begin

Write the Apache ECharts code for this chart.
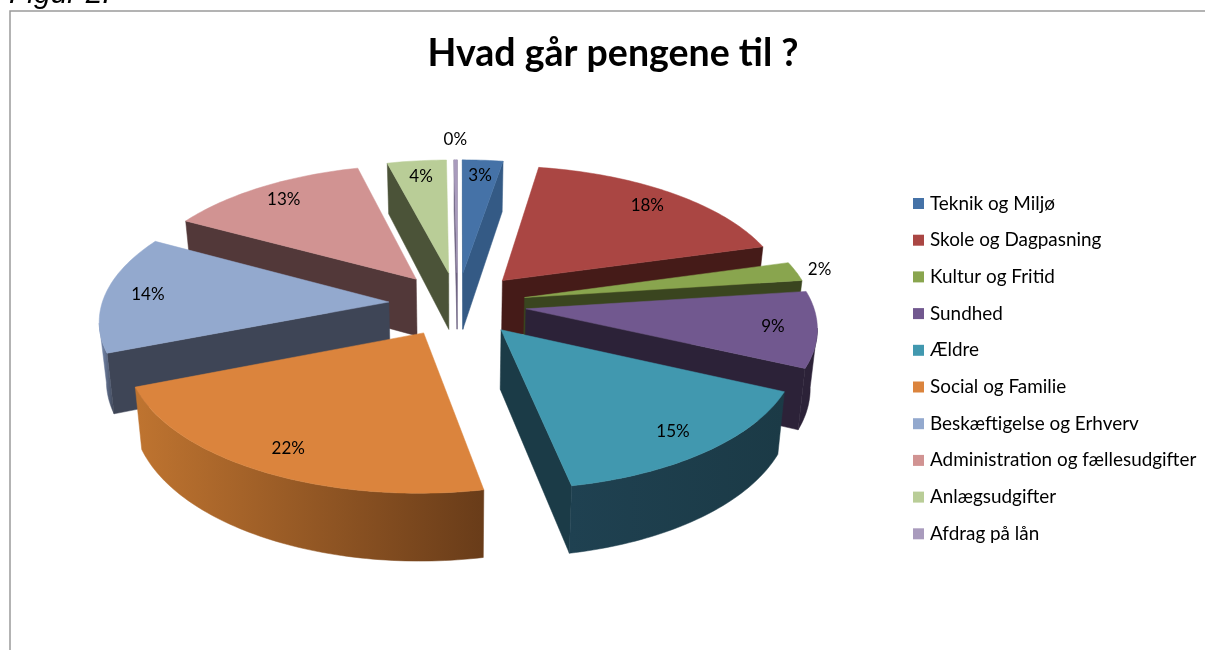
<!DOCTYPE html>
<html>
<head>
<meta charset="utf-8">
<title>Hvad går pengene til ?</title>
<style>
  html, body { margin: 0; padding: 0; background: #fff; overflow: hidden; }
  #main { width: 1205px; height: 650px; }
</style>
<script src="https://cdn.jsdelivr.net/npm/echarts@6/dist/echarts.min.js"></script>
</head>
<body>
<div id="main"></div>
<script>
const categories = ['Teknik og Miljø', 'Skole og Dagpasning', 'Kultur og Fritid', 'Sundhed', 'Ældre',
  'Social og Familie', 'Beskæftigelse og Erhverv', 'Administration og fællesudgifter', 'Anlægsudgifter', 'Afdrag på lån'];
const values = [2.6, 18, 2.3, 9, 15, 22.1, 14, 13, 3.8, 0.2];

const topColors = ['#4572a7', '#aa4643', '#89a54e', '#71588f', '#4198af', '#db843d', '#93a9ce', '#d19392', '#b9cd97', '#a99bbd'];
const cutColors = ['#345a85', '#451b18', '#3a451f', '#2c2238', '#1b3b47', '#6a3d1a', '#3e4556', '#523839', '#4b5338', '#6d6280'];
const wallLeft = ['#345a85', '#451b18', '#3a451f', '#2c2238', '#1f4151', '#bf7430', '#7f94bb', '#523839', '#4b5338', '#6d6280'];
const wallRight = ['#345a85', '#451b18', '#3a451f', '#2c2238', '#1b3a46', '#693c19', '#3e4556', '#523839', '#4b5338', '#6d6280'];

// pie "camera"
const cx = 457.5, cy = 304;
const radX = 287, radY = 133.6, persp = 0.12;
const depth = 58, bottomScale = 0.98;
const explode = 0.24;
const fontName = 'Lato, "Open Sans", sans-serif';

const total = values.reduce((a, b) => a + b, 0);
const toAngle = v => echarts.number.linearMap(v, [0, total], [0, Math.PI * 2]);

function project(u, v, low) {
  const s = 1 / (1 - persp * v);
  let x = radX * u * s;
  let y = cy + radY * v * s;
  if (low) {
    x *= bottomScale;
    y += depth * s;
  }
  return [cx + x, y];
}

// slice i as angles
const slices = [];
let cum = 0;
values.forEach((val, i) => {
  const a0 = toAngle(cum);
  cum += val;
  const a1 = toAngle(cum);
  slices.push({ a0, a1, mid: (a0 + a1) / 2 });
});

const drawOrder = slices.map((s, i) => i).sort((a, b) => -Math.cos(slices[a].mid) + Math.cos(slices[b].mid));

function polarPoint(s, r, a, low) {
  return project(explode * Math.sin(s.mid) + r * Math.sin(a), -explode * Math.cos(s.mid) - r * Math.cos(a), low);
}

function renderSlice(i) {
  const s = slices[i];
  const steps = Math.max(2, Math.ceil((s.a1 - s.a0) / 0.02));
  const topArc = [], lowArc = [];
  for (let k = 0; k <= steps; k++) {
    const a = s.a0 + (s.a1 - s.a0) * k / steps;
    topArc.push(polarPoint(s, 1, a, false));
    lowArc.push(polarPoint(s, 1, a, true));
  }
  const tipTop = polarPoint(s, 0, 0, false);
  const tipLow = polarPoint(s, 0, 0, true);
  const children = [];

  function face(points, fill) {
    children.push({ type: 'polygon', shape: { points }, style: { fill, stroke: fill, lineWidth: 0.5 } });
  }

  // cut faces, only those turned to the viewer
  if (topArc[steps][0] > tipTop[0]) face([topArc[steps], tipTop, tipLow, lowArc[steps]], cutColors[i]);
  if (tipTop[0] > topArc[0][0]) face([tipTop, topArc[0], lowArc[0], tipLow], cutColors[i]);

  // outer wall: run of the arc going leftwards on screen
  const run = [];
  for (let k = 0; k < steps; k++) {
    if (topArc[k + 1][0] < topArc[k][0]) {
      if (!run.length) run.push(k);
      run.push(k + 1);
    }
  }
  if (run.length) {
    const upper = run.map(k => topArc[k]);
    const lower = run.map(k => lowArc[k]).reverse();
    const xs = upper.concat(lower).map(p => p[0]);
    const fill = {
      type: 'linear', global: true,
      x: Math.min.apply(null, xs), y: 0, x2: Math.max.apply(null, xs), y2: 0,
      colorStops: [{ offset: 0, color: wallLeft[i] }, { offset: 1, color: wallRight[i] }]
    };
    face(upper.concat(lower), fill);
  }

  face([tipTop].concat(topArc), topColors[i]);

  // small slices get the label outside
  const labelRadius = values[i] < 1 ? 1.2 : values[i] <= 2.5 ? 1.09 : 0.85;
  const lp = polarPoint(s, labelRadius, s.mid, false);
  children.push({
    type: 'text',
    x: lp[0], y: lp[1],
    style: {
      text: Math.round(values[i]) + '%',
      fill: '#000', font: '17px ' + fontName,
      align: 'center', verticalAlign: 'middle'
    }
  });
  return { type: 'group', children };
}

const chart = echarts.init(document.getElementById('main'));
chart.setOption({
  animation: false,
  title: {
    text: 'Hvad går pengene til ?',
    left: 608, top: 30, textAlign: 'center',
    textStyle: { fontFamily: fontName, fontSize: 37.5, fontWeight: 'bold', color: '#000' }
  },
  legend: {
    orient: 'vertical',
    left: 908, top: 189,
    icon: 'rect',
    itemWidth: 11, itemHeight: 11, itemGap: 17.7,
    selectedMode: false,
    textStyle: { fontFamily: fontName, fontSize: 18.9, color: '#000', padding: [0, 0, 0, 1] },
    data: categories
  },
  graphic: [
    {
      type: 'rect', silent: true,
      shape: { x: 10, y: 11, width: 1300, height: 800 },
      style: { fill: 'none', stroke: '#9a9a9a', lineWidth: 1.5 }
    },
    {
      type: 'text', silent: true, x: 9, y: 10,
      style: { text: 'Figur 2:', fill: '#000', verticalAlign: 'bottom', font: 'italic 30px "Liberation Sans", Arial, sans-serif' }
    }
  ],
  series: categories.map((name, i) => ({
    type: 'custom',
    name,
    coordinateSystem: 'none',
    z: 2 + drawOrder.indexOf(i),
    silent: true,
    itemStyle: { color: topColors[i] },
    data: [values[i]],
    renderItem: () => renderSlice(i)
  }))
});
</script>
</body>
</html>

end

» **Task brief**:
Restate the data above word for word. Skip every picture.

» **Result of the task**:
Write the Apache ECharts code for this chart.
<!DOCTYPE html>
<html>
<head>
<meta charset="utf-8">
<title>Hvad går pengene til ?</title>
<style>
  html, body { margin: 0; padding: 0; background: #fff; overflow: hidden; }
  #main { width: 1205px; height: 650px; }
</style>
<script src="https://cdn.jsdelivr.net/npm/echarts@6/dist/echarts.min.js"></script>
</head>
<body>
<div id="main"></div>
<script>
const categories = ['Teknik og Miljø', 'Skole og Dagpasning', 'Kultur og Fritid', 'Sundhed', 'Ældre',
  'Social og Familie', 'Beskæftigelse og Erhverv', 'Administration og fællesudgifter', 'Anlægsudgifter', 'Afdrag på lån'];
const values = [2.6, 18, 2.3, 9, 15, 22.1, 14, 13, 3.8, 0.2];

const topColors = ['#4572a7', '#aa4643', '#89a54e', '#71588f', '#4198af', '#db843d', '#93a9ce', '#d19392', '#b9cd97', '#a99bbd'];
const cutColors = ['#345a85', '#451b18', '#3a451f', '#2c2238', '#1b3b47', '#6a3d1a', '#3e4556', '#523839', '#4b5338', '#6d6280'];
const wallLeft = ['#345a85', '#451b18', '#3a451f', '#2c2238', '#1f4151', '#bf7430', '#7f94bb', '#523839', '#4b5338', '#6d6280'];
const wallRight = ['#345a85', '#451b18', '#3a451f', '#2c2238', '#1b3a46', '#693c19', '#3e4556', '#523839', '#4b5338', '#6d6280'];

// pie "camera"
const cx = 457.5, cy = 304;
const radX = 287, radY = 133.6, persp = 0.12;
const depth = 58, bottomScale = 0.98;
const explode = 0.24;
const fontName = 'Lato, "Open Sans", sans-serif';

const total = values.reduce((a, b) => a + b, 0);
const toAngle = v => echarts.number.linearMap(v, [0, total], [0, Math.PI * 2]);

function project(u, v, low) {
  const s = 1 / (1 - persp * v);
  let x = radX * u * s;
  let y = cy + radY * v * s;
  if (low) {
    x *= bottomScale;
    y += depth * s;
  }
  return [cx + x, y];
}

// slice i as angles
const slices = [];
let cum = 0;
values.forEach((val, i) => {
  const a0 = toAngle(cum);
  cum += val;
  const a1 = toAngle(cum);
  slices.push({ a0, a1, mid: (a0 + a1) / 2 });
});

const drawOrder = slices.map((s, i) => i).sort((a, b) => -Math.cos(slices[a].mid) + Math.cos(slices[b].mid));

function polarPoint(s, r, a, low) {
  return project(explode * Math.sin(s.mid) + r * Math.sin(a), -explode * Math.cos(s.mid) - r * Math.cos(a), low);
}

function renderSlice(i) {
  const s = slices[i];
  const steps = Math.max(2, Math.ceil((s.a1 - s.a0) / 0.02));
  const topArc = [], lowArc = [];
  for (let k = 0; k <= steps; k++) {
    const a = s.a0 + (s.a1 - s.a0) * k / steps;
    topArc.push(polarPoint(s, 1, a, false));
    lowArc.push(polarPoint(s, 1, a, true));
  }
  const tipTop = polarPoint(s, 0, 0, false);
  const tipLow = polarPoint(s, 0, 0, true);
  const children = [];

  function face(points, fill) {
    children.push({ type: 'polygon', shape: { points }, style: { fill, stroke: fill, lineWidth: 0.5 } });
  }

  // cut faces, only those turned to the viewer
  if (topArc[steps][0] > tipTop[0]) face([topArc[steps], tipTop, tipLow, lowArc[steps]], cutColors[i]);
  if (tipTop[0] > topArc[0][0]) face([tipTop, topArc[0], lowArc[0], tipLow], cutColors[i]);

  // outer wall: run of the arc going leftwards on screen
  const run = [];
  for (let k = 0; k < steps; k++) {
    if (topArc[k + 1][0] < topArc[k][0]) {
      if (!run.length) run.push(k);
      run.push(k + 1);
    }
  }
  if (run.length) {
    const upper = run.map(k => topArc[k]);
    const lower = run.map(k => lowArc[k]).reverse();
    const xs = upper.concat(lower).map(p => p[0]);
    const fill = {
      type: 'linear', global: true,
      x: Math.min.apply(null, xs), y: 0, x2: Math.max.apply(null, xs), y2: 0,
      colorStops: [{ offset: 0, color: wallLeft[i] }, { offset: 1, color: wallRight[i] }]
    };
    face(upper.concat(lower), fill);
  }

  face([tipTop].concat(topArc), topColors[i]);

  // small slices get the label outside
  const labelRadius = values[i] < 1 ? 1.2 : values[i] <= 2.5 ? 1.09 : 0.85;
  const lp = polarPoint(s, labelRadius, s.mid, false);
  children.push({
    type: 'text',
    x: lp[0], y: lp[1],
    style: {
      text: Math.round(values[i]) + '%',
      fill: '#000', font: '17px ' + fontName,
      align: 'center', verticalAlign: 'middle'
    }
  });
  return { type: 'group', children };
}

const chart = echarts.init(document.getElementById('main'));
chart.setOption({
  animation: false,
  title: {
    text: 'Hvad går pengene til ?',
    left: 608, top: 30, textAlign: 'center',
    textStyle: { fontFamily: fontName, fontSize: 37.5, fontWeight: 'bold', color: '#000' }
  },
  legend: {
    orient: 'vertical',
    left: 908, top: 189,
    icon: 'rect',
    itemWidth: 11, itemHeight: 11, itemGap: 17.7,
    selectedMode: false,
    textStyle: { fontFamily: fontName, fontSize: 18.9, color: '#000', padding: [0, 0, 0, 1] },
    data: categories
  },
  graphic: [
    {
      type: 'rect', silent: true,
      shape: { x: 10, y: 11, width: 1300, height: 800 },
      style: { fill: 'none', stroke: '#9a9a9a', lineWidth: 1.5 }
    },
    {
      type: 'text', silent: true, x: 9, y: 10,
      style: { text: 'Figur 2:', fill: '#000', verticalAlign: 'bottom', font: 'italic 30px "Liberation Sans", Arial, sans-serif' }
    }
  ],
  series: categories.map((name, i) => ({
    type: 'custom',
    name,
    coordinateSystem: 'none',
    z: 2 + drawOrder.indexOf(i),
    silent: true,
    itemStyle: { color: topColors[i] },
    data: [values[i]],
    renderItem: () => renderSlice(i)
  }))
});
</script>
</body>
</html>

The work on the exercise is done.